Il 7 gennaio 2015 un gruppo armato di estremisti islamici irruppe nella sede parigina del settimanale Charlie Hebdo assassinando dodici persone e ferendone quattro. I giornalisti rimasti uccisi ricevettero l’omaggio che è doveroso tributare a vittime innocenti della violenza. Per quanto non condivida minimamente i contenuti dei loro scritti e delle loro vignette, ho ritenuto, e ritengo, un atto pari alla barbarie jihadista disprezzare dei morti per via del loro colore, ideologico, religioso o etnico: se la sono andata a cercare non è un argomento valido… Eppure pare che ai colleghi di Charb, Wolinski e degli altri, non solo piaccia sfidare il pericolo, ma che ritengano per loro doveroso abolire ogni confronto con il pudore umano. Hanno ricevuto le condoglianze per gli amici uccisi, il plauso per il loro coraggio; la loro rivista, in via di fallimento, ha visto vendite e guadagni salire alle stelle. Eppure nulla hanno imparato se di fronte ad una tragedia come quella del terremoto in Centro Italia hanno saputo produrre vignette il cui cattivo gusto supera ogni ritegno. È vero, la satira, a differenza della parodia, non per forza deve far ridere: il suo scopo dovrebbe essere quello di generare riflessione in colui che ne fruisce. Ma dubito che rappresentare i cittadini di Amatrice come un piatto di lasagne possa indurre a molto se non al disgusto. Neppure la risposta successiva fornita dal settimanale, c’est pas Charlie Hebdo qui construit vos maisons, c’est la mafia, potrà valere molto.
Nel VI secolo d.C. l’imperatore bizantino Leone III promosse una campagna iconoclasta nei confronti delle immagini sacre, che, dai palazzi di Costantinopoli si diffuse per tutto l’Impero, sfidando le rimostranze popolari e l’autorità della Chiesa, e assumendo talvolta forme violente. Tuttavia il fine dell’imperatore, non certo un novello Giuliano l’Apostata, era combattere il culto idolatrico delle immagini, non avversare la Divinità di Cristo. Tuttavia l’immagine, il simbolo, possiedono una loro sacralità. Anche la morte è immagine, immagine della nostra impotenza di fronte a Dio o, in un’ottica laica, dinnanzi al destino, al nulla cosmico, alla tragedia quotidiana degli uomini. Dinnanzi alla morte vigono il silenzio ed il rispetto: è questa una delle basi della società, forse uno dei tratti fondamentali che distinguono una società civile dalla barbarie.

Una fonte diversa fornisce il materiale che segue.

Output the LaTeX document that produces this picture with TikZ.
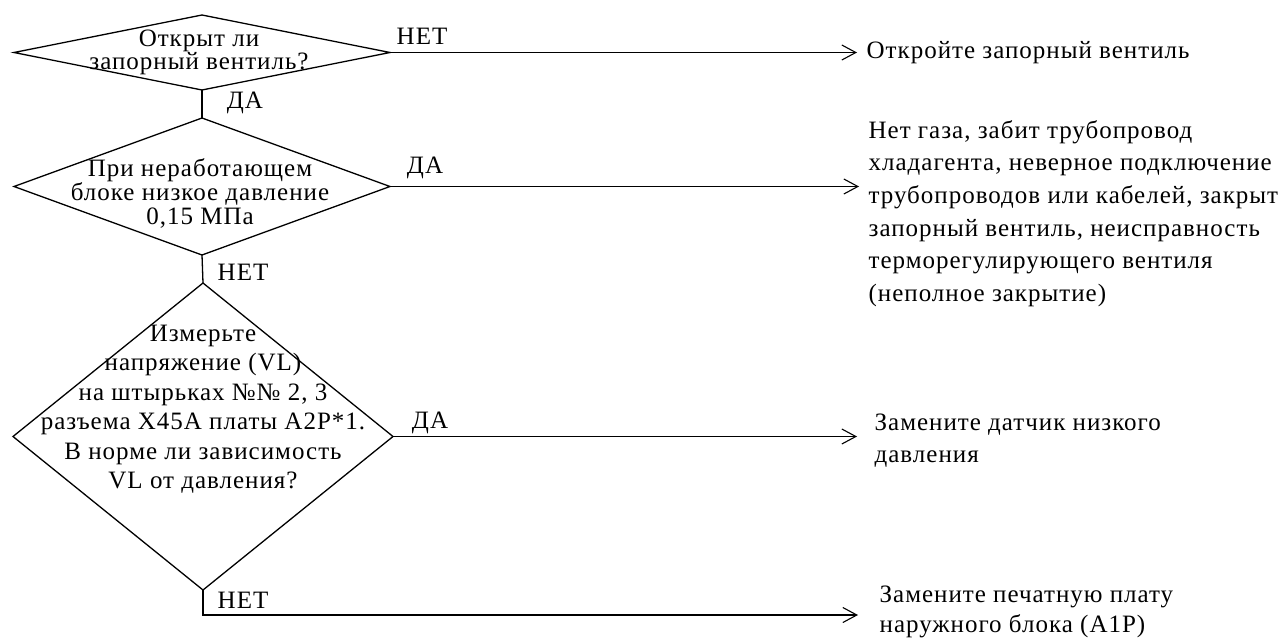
\documentclass[tikz,border=0pt]{standalone}
\usepackage{fontspec}
\setmainfont[LetterSpace=4]{Liberation Serif}
\usetikzlibrary{shapes.geometric,arrows.meta,calc}
\begin{document}
\begin{tikzpicture}[x=1pt,y=-1pt,
  line width=1.3pt,
  dia/.style={draw, diamond, inner sep=0pt, outer sep=0pt, line width=1.3pt},
  qtext/.style={align=center, inner sep=0pt},
  lab/.style={inner sep=0pt, font=\fontsize{25}{24}\selectfont},
  res/.style={align=left, inner sep=0pt, anchor=west},
  arr/.style={-{Straight Barb[length=14pt,width=15pt,line width=1.1pt]}, line width=1.3pt}
]
\useasboundingbox (0,0) rectangle (1284,637);

% diamonds
\node[dia, minimum width=376pt, minimum height=75pt] (d1) at (202,52.5) {};
\node[dia, minimum width=376pt, minimum height=137pt] (d2) at (202,186.5) {};
\node[dia, minimum width=380pt, minimum height=307pt] (d3) at (203,436.5) {};

% diamond texts
\node[qtext, font=\fontsize{25}{21}\selectfont] (q1) at (199,52.5) {Открыт ли\\запорный вентиль?};
\node[qtext, font=\fontsize{25}{24}\selectfont] (q2) at (200,193) {При неработающем\\блоке низкое давление\\0,15 МПа};
\node[qtext, font=\fontsize{25}{29.5}\selectfont] (q3) at (203,409) {Измерьте\\напряжение (VL)\\на штырьках №№ 2, 3\\разъема X45A платы A2P*1.\\В норме ли зависимость\\VL от давления?};

% results
\node[res, font=\fontsize{25}{24}\selectfont] (t1) at (866,53) {Откройте запорный вентиль};
\node[res, font=\fontsize{25}{32.6}\selectfont] (t2) at (868,213.5) {Нет газа, забит трубопровод\\хладагента, неверное подключение\\трубопроводов или кабелей, закрыт\\запорный вентиль, неисправность\\терморегулирующего вентиля\\(неполное закрытие)};
\node[res, font=\fontsize{25}{32}\selectfont] (t3) at (874,441) {Замените датчик низкого\\давления};
\node[res, font=\fontsize{25}{30}\selectfont] (t4) at (879,612) {Замените печатную плату\\наружного блока (A1P)};

% connectors
\draw (d1.south) -- (d2.north);
\draw (d2.south) -- (d3.north);
\coordinate (k) at ($(d3.south)+(0,25)$);
\draw[arr] (d1.east) -- ($(d1.east -| t1.west)+(-9,0)$);
\draw[arr] (d2.east) -- ($(d2.east -| t2.west)+(-9,0)$);
\draw[arr] (d3.east) -- ($(d3.east -| t3.west)+(-17,0)$);
\draw[arr] (d3.south) -- (k) -- ($(k -| t4.west)+(-21,0)$);

% labels
\node[lab] (l1) at (422,36) {НЕТ};
\node[lab] (l2) at (245,103) {ДА};
\node[lab] (l3) at (425,168) {ДА};
\node[lab] (l4) at (243,272) {НЕТ};
\node[lab] (l5) at (430,423) {ДА};
\node[lab] (l6) at (243,600) {НЕТ};
\end{tikzpicture}
\end{document}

Charlie Hebdo da vittima della barbarie si è trasformato in un fautore della barbarie stessa. Certo, questa barbarie non uccide né perseguita fisicamente, ma è tuttavia più subdola in quanto intacca le coscienze.
Tuttavia è altrettanto male indignarsi per quest’unica vignetta. Charlie Hebdo, nella sua passione dissacrante, è democratico: l’attentato a Nizza ha subito il medesimo trattamento dei terremotati italiani. Non è dunque un’indignazione patriottarda o campanilista (poiché tale è quella che serpeggia per il web) ciò che dev’essere opposto alle vignette demenziali del periodico francese. Occorre un’indignazione di portata maggiore che si ponga come unica domanda: v’è davvero una qualche forma di coraggio, perché tale è la qualità della quale si fregiano i vignettisti, nel rappresentare dei morti con macabra ironia? È segno di coraggio e dell’andare controcorrente rispetto ai valori della società presente raffigurare Dio, che si tratti del Dio dei Cristiani, di Allah o di JAHWE, come il vero assassino dei giornalisti uccisi, presentare con sconcezza la Trinità, dogmi ed autorità religiose d’ogni fede? Tutto ciò è frutto di una mentalità laica e tollerante o piuttosto di un integralismo tra i peggiori, quello laicista? Oppure, senza assumere un punto di vista sulla questione segnato dalla religiosità, è da ribelli controtendenza attaccare simboli pregnanti di sacralità e che qualcosa rappresentano per le coscienze? Forse, un tempo, sputare su tutto questo poteva significare ribellione, rifiuto dell’oppressione, un’alternativa. Oggi ha solo il sapore amaro di un’ironia sgradevole e fine a sé stessa, per di più banale e scevra d’ogni contenuto. Ecco, la banalità dissacrante: specchio di una società cinica, della quale Charlie non è che un tassello insignificante. Dobbiamo rispetto ai morti – e mi riferisco anche ai morti di Charlie -, ma non verso lo squallore di un giornaletto da vespasiano. Basta ignorarlo.